Pictures in the entries below are to be left out; otherwise, reproduce exactly the lines from the first through the line containing "const labelRadius = [0.53, 0.72];".
** BEGIN RECORD SET **
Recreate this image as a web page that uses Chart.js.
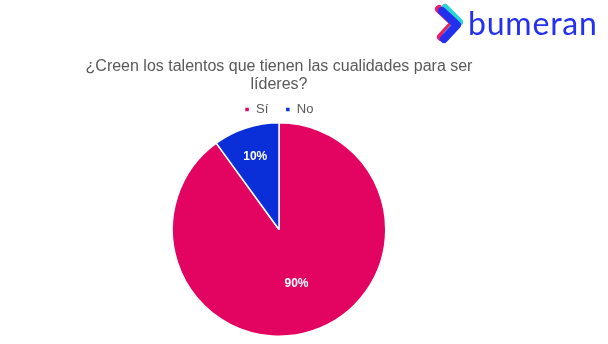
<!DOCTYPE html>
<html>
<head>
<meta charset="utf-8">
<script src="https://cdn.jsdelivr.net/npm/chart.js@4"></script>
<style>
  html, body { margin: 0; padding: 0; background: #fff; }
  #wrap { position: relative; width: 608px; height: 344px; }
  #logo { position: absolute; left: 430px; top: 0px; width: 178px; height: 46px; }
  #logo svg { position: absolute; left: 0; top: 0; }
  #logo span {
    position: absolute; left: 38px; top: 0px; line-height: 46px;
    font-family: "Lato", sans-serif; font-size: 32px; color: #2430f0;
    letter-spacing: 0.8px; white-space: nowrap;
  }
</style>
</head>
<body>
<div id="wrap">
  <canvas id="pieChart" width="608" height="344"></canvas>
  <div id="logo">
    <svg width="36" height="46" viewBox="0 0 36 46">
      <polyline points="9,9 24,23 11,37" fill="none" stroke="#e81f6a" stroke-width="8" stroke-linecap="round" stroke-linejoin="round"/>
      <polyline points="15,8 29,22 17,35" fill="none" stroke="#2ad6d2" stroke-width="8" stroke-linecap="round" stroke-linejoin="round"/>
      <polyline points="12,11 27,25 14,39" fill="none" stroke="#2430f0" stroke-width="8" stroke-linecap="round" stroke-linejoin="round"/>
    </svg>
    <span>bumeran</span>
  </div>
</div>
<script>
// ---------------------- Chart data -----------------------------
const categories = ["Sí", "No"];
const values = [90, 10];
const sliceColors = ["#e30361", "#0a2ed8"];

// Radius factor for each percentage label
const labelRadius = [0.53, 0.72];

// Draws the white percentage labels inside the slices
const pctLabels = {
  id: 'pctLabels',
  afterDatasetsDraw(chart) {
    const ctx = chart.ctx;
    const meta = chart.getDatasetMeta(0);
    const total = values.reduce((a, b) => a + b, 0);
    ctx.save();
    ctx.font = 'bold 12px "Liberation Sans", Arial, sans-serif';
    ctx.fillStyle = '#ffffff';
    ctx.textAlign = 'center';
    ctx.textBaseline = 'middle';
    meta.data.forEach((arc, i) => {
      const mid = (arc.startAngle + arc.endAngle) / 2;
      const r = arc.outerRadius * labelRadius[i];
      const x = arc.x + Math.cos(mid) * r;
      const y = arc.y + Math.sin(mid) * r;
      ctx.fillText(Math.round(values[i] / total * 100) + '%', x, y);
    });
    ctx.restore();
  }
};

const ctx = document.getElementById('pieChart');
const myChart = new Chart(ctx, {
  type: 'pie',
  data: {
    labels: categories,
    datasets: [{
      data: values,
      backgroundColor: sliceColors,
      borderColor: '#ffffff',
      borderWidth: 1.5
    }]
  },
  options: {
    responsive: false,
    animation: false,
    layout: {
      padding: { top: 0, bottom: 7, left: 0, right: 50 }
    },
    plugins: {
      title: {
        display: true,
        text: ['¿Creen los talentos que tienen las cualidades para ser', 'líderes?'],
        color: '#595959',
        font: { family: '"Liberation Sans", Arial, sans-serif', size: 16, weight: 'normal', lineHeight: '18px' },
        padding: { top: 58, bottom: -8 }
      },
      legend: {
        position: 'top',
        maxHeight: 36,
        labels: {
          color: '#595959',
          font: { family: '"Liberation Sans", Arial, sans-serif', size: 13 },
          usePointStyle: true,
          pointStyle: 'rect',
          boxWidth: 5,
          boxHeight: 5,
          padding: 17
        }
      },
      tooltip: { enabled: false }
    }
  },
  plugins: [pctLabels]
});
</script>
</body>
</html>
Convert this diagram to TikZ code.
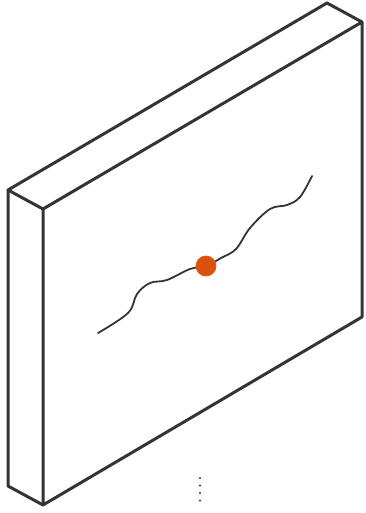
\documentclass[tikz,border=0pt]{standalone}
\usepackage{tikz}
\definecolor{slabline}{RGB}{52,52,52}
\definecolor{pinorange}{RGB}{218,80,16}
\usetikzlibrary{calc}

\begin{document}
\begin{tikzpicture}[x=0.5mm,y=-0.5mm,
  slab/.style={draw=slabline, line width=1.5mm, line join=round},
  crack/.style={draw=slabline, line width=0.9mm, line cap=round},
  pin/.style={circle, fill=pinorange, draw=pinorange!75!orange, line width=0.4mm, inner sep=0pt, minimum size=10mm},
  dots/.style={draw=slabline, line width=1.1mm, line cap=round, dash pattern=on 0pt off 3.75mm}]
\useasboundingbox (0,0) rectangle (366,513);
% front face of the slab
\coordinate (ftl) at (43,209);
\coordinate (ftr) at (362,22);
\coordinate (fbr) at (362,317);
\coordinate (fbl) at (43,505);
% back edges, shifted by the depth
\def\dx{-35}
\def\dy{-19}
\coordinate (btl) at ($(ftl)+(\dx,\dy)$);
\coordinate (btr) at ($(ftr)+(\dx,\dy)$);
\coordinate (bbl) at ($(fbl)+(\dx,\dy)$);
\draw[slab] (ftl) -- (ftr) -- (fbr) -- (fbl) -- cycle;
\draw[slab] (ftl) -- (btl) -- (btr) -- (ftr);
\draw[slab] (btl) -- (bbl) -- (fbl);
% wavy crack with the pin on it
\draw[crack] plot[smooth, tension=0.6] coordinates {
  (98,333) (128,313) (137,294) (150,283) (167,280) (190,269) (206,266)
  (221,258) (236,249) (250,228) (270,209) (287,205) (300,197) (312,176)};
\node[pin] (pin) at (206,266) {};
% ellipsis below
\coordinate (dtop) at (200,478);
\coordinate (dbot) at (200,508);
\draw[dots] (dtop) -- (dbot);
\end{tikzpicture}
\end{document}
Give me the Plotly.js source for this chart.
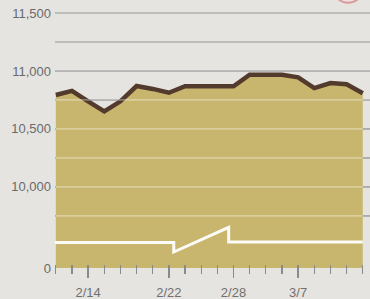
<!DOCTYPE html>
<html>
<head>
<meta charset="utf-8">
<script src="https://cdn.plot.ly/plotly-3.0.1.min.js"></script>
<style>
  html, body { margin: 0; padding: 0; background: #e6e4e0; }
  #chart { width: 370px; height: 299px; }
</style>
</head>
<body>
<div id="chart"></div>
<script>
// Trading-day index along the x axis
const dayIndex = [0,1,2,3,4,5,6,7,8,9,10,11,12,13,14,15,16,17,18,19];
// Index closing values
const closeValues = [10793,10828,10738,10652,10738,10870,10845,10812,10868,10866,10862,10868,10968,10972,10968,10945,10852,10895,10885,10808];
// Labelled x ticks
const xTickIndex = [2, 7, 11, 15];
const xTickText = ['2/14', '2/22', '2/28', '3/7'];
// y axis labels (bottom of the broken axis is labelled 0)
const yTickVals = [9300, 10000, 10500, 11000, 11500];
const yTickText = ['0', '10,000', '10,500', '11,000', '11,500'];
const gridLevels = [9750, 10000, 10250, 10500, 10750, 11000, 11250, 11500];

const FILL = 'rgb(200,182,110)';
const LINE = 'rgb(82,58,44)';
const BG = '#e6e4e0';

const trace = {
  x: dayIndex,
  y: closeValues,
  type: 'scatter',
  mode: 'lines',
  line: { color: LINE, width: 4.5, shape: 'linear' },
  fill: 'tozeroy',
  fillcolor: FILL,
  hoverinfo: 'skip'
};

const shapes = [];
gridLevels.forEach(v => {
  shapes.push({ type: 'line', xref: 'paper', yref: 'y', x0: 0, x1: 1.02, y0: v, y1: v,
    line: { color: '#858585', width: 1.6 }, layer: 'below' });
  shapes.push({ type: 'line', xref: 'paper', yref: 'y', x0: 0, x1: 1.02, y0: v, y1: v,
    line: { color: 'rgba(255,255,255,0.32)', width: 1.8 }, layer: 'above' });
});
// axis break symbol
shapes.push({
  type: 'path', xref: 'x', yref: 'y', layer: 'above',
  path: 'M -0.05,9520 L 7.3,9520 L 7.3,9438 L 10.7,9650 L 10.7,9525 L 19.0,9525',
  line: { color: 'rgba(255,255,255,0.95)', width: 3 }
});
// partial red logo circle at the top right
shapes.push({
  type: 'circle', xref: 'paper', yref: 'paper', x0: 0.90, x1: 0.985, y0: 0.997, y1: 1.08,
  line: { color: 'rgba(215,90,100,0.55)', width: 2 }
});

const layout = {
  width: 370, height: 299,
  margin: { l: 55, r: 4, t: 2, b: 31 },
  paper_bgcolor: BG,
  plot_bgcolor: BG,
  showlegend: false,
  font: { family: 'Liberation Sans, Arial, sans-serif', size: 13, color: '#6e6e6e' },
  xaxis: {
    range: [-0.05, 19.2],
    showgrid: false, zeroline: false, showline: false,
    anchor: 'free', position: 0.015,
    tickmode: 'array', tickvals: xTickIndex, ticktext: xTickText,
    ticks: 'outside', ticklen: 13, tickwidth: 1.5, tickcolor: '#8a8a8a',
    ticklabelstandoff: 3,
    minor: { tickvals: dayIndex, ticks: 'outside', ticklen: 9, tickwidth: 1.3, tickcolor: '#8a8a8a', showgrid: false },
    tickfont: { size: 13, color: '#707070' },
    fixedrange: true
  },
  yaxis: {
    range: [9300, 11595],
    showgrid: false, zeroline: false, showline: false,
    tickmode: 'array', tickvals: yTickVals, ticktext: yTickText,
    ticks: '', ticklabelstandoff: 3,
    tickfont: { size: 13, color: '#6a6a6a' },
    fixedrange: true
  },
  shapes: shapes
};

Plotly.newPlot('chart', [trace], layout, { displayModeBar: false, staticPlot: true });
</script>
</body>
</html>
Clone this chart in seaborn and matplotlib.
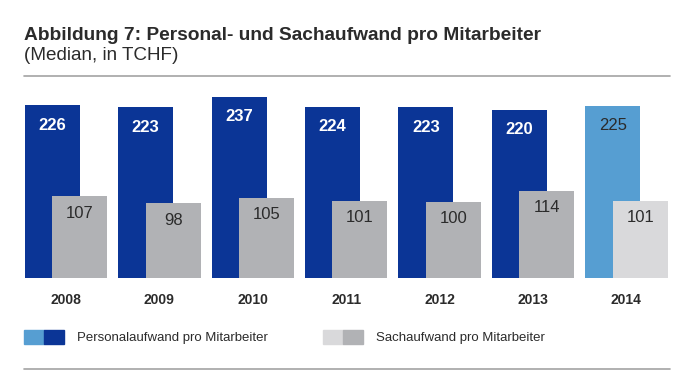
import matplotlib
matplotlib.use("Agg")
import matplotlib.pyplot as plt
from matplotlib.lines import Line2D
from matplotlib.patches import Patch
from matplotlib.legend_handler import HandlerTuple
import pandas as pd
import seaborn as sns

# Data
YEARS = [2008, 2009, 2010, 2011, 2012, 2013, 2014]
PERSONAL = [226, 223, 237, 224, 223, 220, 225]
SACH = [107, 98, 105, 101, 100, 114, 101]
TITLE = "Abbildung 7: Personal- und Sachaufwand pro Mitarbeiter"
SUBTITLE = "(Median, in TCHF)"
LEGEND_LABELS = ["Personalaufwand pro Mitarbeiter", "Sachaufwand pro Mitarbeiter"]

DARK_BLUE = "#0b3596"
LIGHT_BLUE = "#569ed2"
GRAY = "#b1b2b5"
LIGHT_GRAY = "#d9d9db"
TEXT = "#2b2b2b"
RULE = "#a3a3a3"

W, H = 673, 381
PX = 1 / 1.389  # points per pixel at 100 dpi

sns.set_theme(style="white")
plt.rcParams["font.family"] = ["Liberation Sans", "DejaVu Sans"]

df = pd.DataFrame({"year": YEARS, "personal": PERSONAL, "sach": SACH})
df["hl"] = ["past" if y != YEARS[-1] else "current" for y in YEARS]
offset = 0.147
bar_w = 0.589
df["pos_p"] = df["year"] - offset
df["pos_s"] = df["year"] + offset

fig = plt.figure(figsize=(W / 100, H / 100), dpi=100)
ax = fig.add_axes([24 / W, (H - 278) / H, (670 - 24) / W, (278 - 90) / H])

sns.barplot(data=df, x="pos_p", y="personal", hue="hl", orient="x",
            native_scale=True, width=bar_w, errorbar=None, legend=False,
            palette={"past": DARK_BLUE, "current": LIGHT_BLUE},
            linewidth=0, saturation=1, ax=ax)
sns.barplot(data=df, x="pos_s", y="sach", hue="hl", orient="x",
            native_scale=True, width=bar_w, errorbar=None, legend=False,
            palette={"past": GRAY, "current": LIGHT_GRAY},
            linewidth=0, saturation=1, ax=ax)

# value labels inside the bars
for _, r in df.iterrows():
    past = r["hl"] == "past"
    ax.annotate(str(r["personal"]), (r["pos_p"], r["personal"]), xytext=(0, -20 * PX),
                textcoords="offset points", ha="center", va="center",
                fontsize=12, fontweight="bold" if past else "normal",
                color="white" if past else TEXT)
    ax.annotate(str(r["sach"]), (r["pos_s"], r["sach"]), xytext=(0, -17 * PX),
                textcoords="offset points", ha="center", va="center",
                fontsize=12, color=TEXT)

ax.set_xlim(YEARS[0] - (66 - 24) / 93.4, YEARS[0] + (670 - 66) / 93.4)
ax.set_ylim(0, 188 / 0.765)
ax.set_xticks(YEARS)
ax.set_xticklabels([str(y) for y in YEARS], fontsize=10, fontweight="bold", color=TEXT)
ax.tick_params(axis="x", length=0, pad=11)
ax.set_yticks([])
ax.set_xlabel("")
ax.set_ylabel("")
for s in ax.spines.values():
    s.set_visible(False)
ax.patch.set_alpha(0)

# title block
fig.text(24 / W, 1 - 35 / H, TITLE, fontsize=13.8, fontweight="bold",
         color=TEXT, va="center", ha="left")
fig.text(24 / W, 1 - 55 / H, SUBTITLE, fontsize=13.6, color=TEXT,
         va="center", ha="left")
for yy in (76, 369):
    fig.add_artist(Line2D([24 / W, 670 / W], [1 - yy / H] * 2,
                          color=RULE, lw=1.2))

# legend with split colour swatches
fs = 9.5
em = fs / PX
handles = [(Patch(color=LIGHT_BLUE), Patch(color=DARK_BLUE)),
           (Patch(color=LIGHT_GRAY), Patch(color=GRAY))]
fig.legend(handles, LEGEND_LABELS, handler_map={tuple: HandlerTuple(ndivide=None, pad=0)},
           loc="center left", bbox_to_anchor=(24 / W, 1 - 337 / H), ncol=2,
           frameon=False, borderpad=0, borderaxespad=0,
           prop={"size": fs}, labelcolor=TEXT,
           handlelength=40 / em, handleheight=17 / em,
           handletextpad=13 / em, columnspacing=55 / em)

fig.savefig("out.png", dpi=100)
** END RECORD SET **
REPLY ▸
Recreate this image as a web page that uses Chart.js.
<!DOCTYPE html>
<html>
<head>
<meta charset="utf-8">
<script src="https://cdn.jsdelivr.net/npm/chart.js@4"></script>
<style>
  html, body { margin: 0; padding: 0; background: #fff; }
  #wrap { position: relative; width: 608px; height: 344px; }
  #logo { position: absolute; left: 430px; top: 0px; width: 178px; height: 46px; }
  #logo svg { position: absolute; left: 0; top: 0; }
  #logo span {
    position: absolute; left: 38px; top: 0px; line-height: 46px;
    font-family: "Lato", sans-serif; font-size: 32px; color: #2430f0;
    letter-spacing: 0.8px; white-space: nowrap;
  }
</style>
</head>
<body>
<div id="wrap">
  <canvas id="pieChart" width="608" height="344"></canvas>
  <div id="logo">
    <svg width="36" height="46" viewBox="0 0 36 46">
      <polyline points="9,9 24,23 11,37" fill="none" stroke="#e81f6a" stroke-width="8" stroke-linecap="round" stroke-linejoin="round"/>
      <polyline points="15,8 29,22 17,35" fill="none" stroke="#2ad6d2" stroke-width="8" stroke-linecap="round" stroke-linejoin="round"/>
      <polyline points="12,11 27,25 14,39" fill="none" stroke="#2430f0" stroke-width="8" stroke-linecap="round" stroke-linejoin="round"/>
    </svg>
    <span>bumeran</span>
  </div>
</div>
<script>
// ---------------------- Chart data -----------------------------
const categories = ["Sí", "No"];
const values = [90, 10];
const sliceColors = ["#e30361", "#0a2ed8"];

// Radius factor for each percentage label
const labelRadius = [0.53, 0.72];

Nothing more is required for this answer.